In any society, there is a need to balance the localist and centralist tendencies, which is why both views are laid out in Tanakh in Shmuel and Yoel. It is not easy, as either side can get carried to dangerous extremes (the anarchy of Shoftim or the authoritarian corruption of the Northern Kingdom and the later days of the Kingdom of Judah). Hence the Talmud stresses that Yoel repented before became prophet. Might this indicate a greater understanding of the needs of the public on his part? After all, the sins attributed to Yoel and his brother by the Talmud (making justice inaccessible; taking legitimate dues (essentially fees for office) by force, or to taking more than permitted; and making economic decisions based on personal interests), while not the wholesale corruption indicated by the pshat (literal) meaning of the verse, do still show a dangerous tendency to place the institutional needs of government ahead of the needs of the citizenry, as well as an inadequate division between the public and private roles of those in office. By emphasising the gathering of the entire nation in repentance, ordinary men, women and children as well as elders and priests, it seems Yoel has learnt that centralised organisations, whether governmental or religious, are not superior to the people, but rather form an organic whole.
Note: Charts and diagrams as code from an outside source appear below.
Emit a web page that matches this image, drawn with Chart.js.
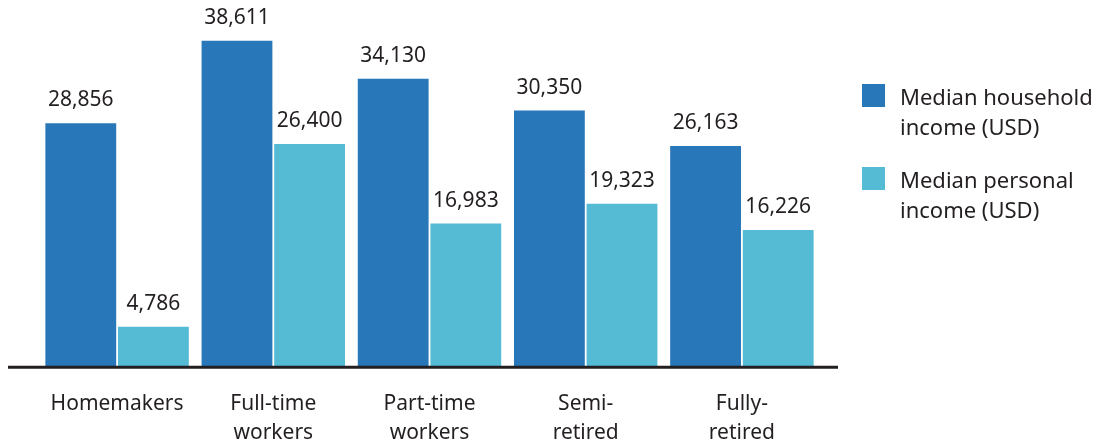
<!DOCTYPE html>
<html>
<head>
<meta charset="utf-8">
<script src="https://cdn.jsdelivr.net/npm/chart.js@4.4.1/dist/chart.umd.min.js"></script>
<style>
  html, body { margin: 0; padding: 0; background: #fff; overflow: hidden; }
  #wrap { position: relative; width: 1099px; height: 473px; }
  #chartBox { position: absolute; left: 0; top: 0; width: 1099px; height: 473px; }
  .legend { position: absolute; left: 862px; font-family: "Noto Sans", sans-serif; font-size: 22px; color: #231f20; line-height: 30px; }
  .legend .sw { position: absolute; left: 0; width: 23px; height: 23px; }
  .legend .tx { position: absolute; left: 38px; white-space: nowrap; }
</style>
</head>
<body>
<div id="wrap">
  <div id="chartBox"><canvas id="c"></canvas></div>
  <div id="legend"></div>
</div>
<script>
const categories = [["Homemakers"], ["Full-time", "workers"], ["Part-time", "workers"], ["Semi-", "retired"], ["Fully-", "retired"]];
const seriesNames = [["Median household", "income (USD)"], ["Median personal", "income (USD)"]];
const householdIncome = [28856, 38611, 34130, 30350, 26163];
const personalIncome = [4786, 26400, 16983, 19323, 16226];
const colors = ["#2777b9", "#55bad4"];
const textColor = "#231f20";
const fontFamily = "'Noto Sans', sans-serif";

// HTML legend
const legendTops = [84, 167];
const legendEl = document.getElementById('legend');
seriesNames.forEach((name, i) => {
  const d = document.createElement('div');
  d.className = 'legend';
  d.style.top = legendTops[i] + 'px';
  d.innerHTML = '<div class="sw" style="background:' + colors[i] + '"></div>' +
    '<div class="tx" style="top:-3px">' + name.join('<br>') + '</div>';
  legendEl.appendChild(d);
});

const valueLabels = {
  id: 'valueLabels',
  afterDatasetsDraw(chart) {
    const ctx = chart.ctx;
    ctx.save();
    ctx.font = "21px " + fontFamily;
    ctx.fillStyle = textColor;
    ctx.textAlign = 'center';
    ctx.textBaseline = 'middle';
    chart.data.datasets.forEach((ds, di) => {
      const meta = chart.getDatasetMeta(di);
      meta.data.forEach((bar, i) => {
        ctx.fillText(ds.data[i].toLocaleString('en-US'), bar.x, bar.y - 23);
      });
    });
    // baseline
    const y0 = chart.scales.y.getPixelForValue(0);
    ctx.strokeStyle = textColor;
    ctx.lineWidth = 3;
    ctx.beginPath();
    ctx.moveTo(8, y0);
    ctx.lineTo(838, y0);
    ctx.stroke();
    ctx.restore();
  }
};

new Chart(document.getElementById('c'), {
  type: 'bar',
  data: {
    labels: categories,
    datasets: [
      { label: seriesNames[0].join(' '), data: householdIncome, backgroundColor: colors[0] },
      { label: seriesNames[1].join(' '), data: personalIncome, backgroundColor: colors[1] }
    ]
  },
  options: {
    responsive: true,
    maintainAspectRatio: false,
    animation: false,
    layout: { padding: { left: 39, right: 279, top: 29, bottom: 3 } },
    plugins: { legend: { display: false }, tooltip: { enabled: false } },
    datasets: { bar: { categoryPercentage: 0.93, barPercentage: 0.975 } },
    scales: {
      x: {
        grid: { display: false, drawTicks: false },
        border: { display: false },
        ticks: { color: textColor, font: { family: fontFamily, size: 21, lineHeight: 1.4 }, padding: 22, maxRotation: 0, autoSkip: false }
      },
      y: {
        display: false,
        min: 0,
        max: 40000
      }
    }
  },
  plugins: [valueLabels]
});
</script>
</body>
</html>
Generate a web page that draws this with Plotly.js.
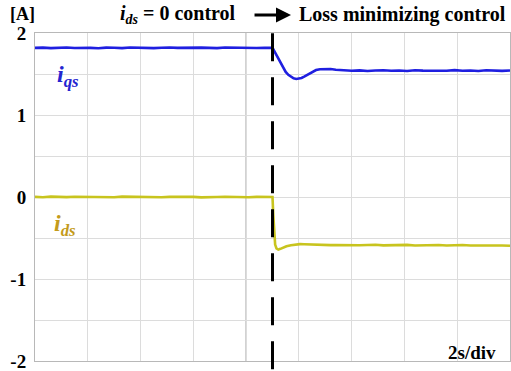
<!DOCTYPE html>
<html>
<head>
<meta charset="utf-8">
<script src="https://cdn.plot.ly/plotly-3.0.1.min.js"></script>
<style>html,body{margin:0;padding:0;background:#fff;}#chart{width:511px;height:371px;}</style>
</head>
<body>
<div id="chart"></div>
<script>
// time in seconds (2 s / div)
const iqsTime = [0,0.3,0.6,0.9,1.2,1.5,1.8,2.1,2.4,2.7,3.0,3.3,3.6,3.9,4.2,4.5,4.8,5.1,5.4,5.7,6.0,6.3,6.6,6.9,7.2,7.5,7.8,8.1,8.4,8.7,9.0,
  9.1,9.2,9.3,9.4,9.5,9.6,9.7,9.8,9.9,10.0,10.1,10.2,10.35,10.5,10.65,10.8,11.0,11.2,11.4,
  11.7,12.0,12.3,12.6,12.9,13.2,13.5,13.8,14.1,14.4,14.7,15.0,15.3,15.6,15.9,16.2,16.5,16.8,17.1,17.4,17.7,18.0];
const iqsValues = [1.818,1.822,1.815,1.820,1.824,1.817,1.821,1.819,1.814,1.822,1.820,1.816,1.823,1.819,1.821,1.815,1.820,1.824,1.818,1.821,1.817,1.822,1.819,1.816,1.823,1.820,1.818,1.822,1.817,1.821,1.819,
  1.76,1.70,1.64,1.58,1.525,1.49,1.465,1.448,1.44,1.443,1.452,1.468,1.495,1.525,1.548,1.558,1.562,1.560,1.552,
  1.546,1.540,1.544,1.537,1.542,1.546,1.539,1.543,1.536,1.545,1.541,1.538,1.544,1.540,1.547,1.539,1.543,1.537,1.545,1.541,1.538,1.543];

const idsTime = [0,0.3,0.6,0.9,1.2,1.5,1.8,2.1,2.4,2.7,3.0,3.3,3.6,3.9,4.2,4.5,4.8,5.1,5.4,5.7,6.0,6.3,6.6,6.9,7.2,7.5,7.8,8.1,8.4,8.7,9.0,
  9.03,9.06,9.1,9.15,9.22,9.3,9.4,9.53,9.7,9.85,10.04,10.2,10.4,10.6,10.8,11.0,11.2,11.4,
  11.7,12.0,12.3,12.6,12.9,13.2,13.5,13.8,14.1,14.4,14.7,15.0,15.3,15.6,15.9,16.2,16.5,16.8,17.1,17.4,17.7,18.0];
const idsValues = [0.002,-0.003,0.004,0.000,-0.002,0.003,0.001,-0.004,0.002,0.000,-0.003,0.004,0.001,-0.002,0.003,0.000,-0.003,0.002,0.004,-0.001,0.001,-0.004,0.002,0.000,0.003,-0.002,0.001,-0.003,0.002,0.000,0.001,
  -0.22,-0.45,-0.58,-0.628,-0.642,-0.632,-0.615,-0.600,-0.588,-0.580,-0.575,-0.577,-0.580,-0.583,-0.585,-0.584,-0.587,-0.585,
  -0.588,-0.584,-0.589,-0.586,-0.583,-0.590,-0.586,-0.588,-0.584,-0.591,-0.587,-0.589,-0.585,-0.592,-0.588,-0.586,-0.591,-0.589,-0.593,-0.588,-0.591,-0.594];

const yTickVals = [-2,-1,0,1,2];
const yTickText = ['-2','-1','0','1','2'];
const switchTime = 9;
const centerTime = 8;

const serif = 'Times New Roman, Liberation Serif, DejaVu Serif, serif';

const traces = [
  {x: iqsTime, y: iqsValues, type: 'scatter', mode: 'lines', line: {color: '#1f1fe0', width: 2.6}, hoverinfo: 'skip'},
  {x: idsTime, y: idsValues, type: 'scatter', mode: 'lines', line: {color: '#c8c41e', width: 2.6}, hoverinfo: 'skip'}
];

const layout = {
  width: 511, height: 371,
  margin: {l: 35, r: 1, t: 33, b: 10},
  paper_bgcolor: '#ffffff', plot_bgcolor: '#ffffff',
  font: {family: serif, color: '#000'},
  showlegend: false,
  xaxis: {
    range: [0, 18], dtick: 2, tick0: 0, showticklabels: false, ticks: '',
    showgrid: true, gridcolor: '#dcdcdc', gridwidth: 1,
    zeroline: false, showline: true, linecolor: '#b8b8b8', linewidth: 1, mirror: true
  },
  yaxis: {
    range: [-2, 2], tickvals: yTickVals, ticktext: yTickText, ticks: '',
    ticklabelstandoff: 4, ticklabeloverflow: 'allow',
    tickfont: {family: serif, size: 19, color: '#000', weight: 'bold'},
    showgrid: true, gridcolor: '#dcdcdc', gridwidth: 1,
    minor: {dtick: 0.5, tick0: 0, showgrid: true, gridcolor: '#dcdcdc', gridwidth: 1, ticks: ''},
    zeroline: false, showline: true, linecolor: '#b8b8b8', linewidth: 1, mirror: true
  },
  shapes: [
    {type: 'line', xref: 'x', yref: 'paper', x0: centerTime, x1: centerTime, y0: 0, y1: 1,
     line: {color: '#8c8c8c', width: 1}, layer: 'below'},
    {type: 'line', xref: 'x', yref: 'paper', x0: switchTime, x1: switchTime, y0: -0.025, y1: 1.03,
     line: {color: '#000', width: 3, dash: '28px,16px'}}
  ],
  annotations: [
    {xref: 'paper', yref: 'paper', x: -0.026, y: 1.058, xanchor: 'center', yanchor: 'middle', showarrow: false,
     text: '<b>[A]</b>', font: {family: serif, size: 18, color: '#000'}},
    {xref: 'paper', yref: 'paper', x: 0.301, y: 1.055, xanchor: 'center', yanchor: 'middle', showarrow: false,
     text: '<b><i>i</i><sub><i>ds</i></sub> = 0 control</b>', font: {family: serif, size: 20, color: '#000'}},
    {xref: 'paper', yref: 'paper', x: 0.5516, y: 1.055, xanchor: 'left', yanchor: 'middle', showarrow: false,
     text: '<b>Loss minimizing control</b>', font: {family: serif, size: 20, color: '#000'}},
    {xref: 'paper', yref: 'paper', x: 0.539, y: 1.055, ax: -38, ay: 0, axref: 'pixel', ayref: 'pixel',
     text: '', showarrow: true, arrowhead: 2, arrowsize: 1, arrowwidth: 3, arrowcolor: '#000'},
    {xref: 'paper', yref: 'paper', x: 0.0695, y: 0.869, xanchor: 'center', yanchor: 'middle', showarrow: false,
     text: '<b><i>i<sub>qs</sub></i></b>', font: {family: serif, size: 24, color: '#2424d0'}},
    {xref: 'paper', yref: 'paper', x: 0.063, y: 0.415, xanchor: 'center', yanchor: 'middle', showarrow: false,
     text: '<b><i>i<sub>ds</sub></i></b>', font: {family: serif, size: 24, color: '#c49b1c'}},
    {xref: 'paper', yref: 'paper', x: 0.92, y: 0.027, xanchor: 'center', yanchor: 'middle', showarrow: false,
     text: '<b>2s/div</b>', font: {family: serif, size: 19, color: '#000'}}
  ]
};

Plotly.newPlot('chart', traces, layout, {staticPlot: true, displayModeBar: false});
</script>
</body>
</html>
We are now in a position to explain why a prophecy about a one-off event was recorded for posterity in Tanakh. Yoel perceived that the minor faults in his day (a lack of religious enthusiasm, a growing materialistic attitude and a lack of social cohesion) would lead to much greater religious, political and social corruption and disunity in future generations if not rectified early on. In fact, these attitudes were never fully removed from the Israelites, and did indeed cause many later problems, from the idolatry, murder, adultery, political corruption and oppression denounced by the later prophets during the first Temple era through to the socio-political disunity and unnecessary hatred that have afflicted the Jewish people from the second Temple period to the present day. Hence, the message of the book is continually relevant.
This helps to explain Abarbanel’s interpretation, that the four different types of locusts (1.4) represent the four nations that exiled the Jewish people from their land (Babylonians, Persians, Greeks and Romans). This makes sense if the prophet is addressing the underlying moral causes that will lead to such a dramatic political decline.
This also helps to explain the shift to the final redemption in the closing chapters of the book (3-4). If the long centuries of exile are a key subtextual theme of the early chapters of the book, it is logical for the closing sections to be prophecies of comfort and reassurance about the final redemption. This is an era when the problems identified by the prophet in the early part of the book no longer exist, so the emphasis is again on unity, this time unity achieved. This will include a universal prophetic spirit, where everyone will prophesy, regardless of gender, age or social position (3.1-2).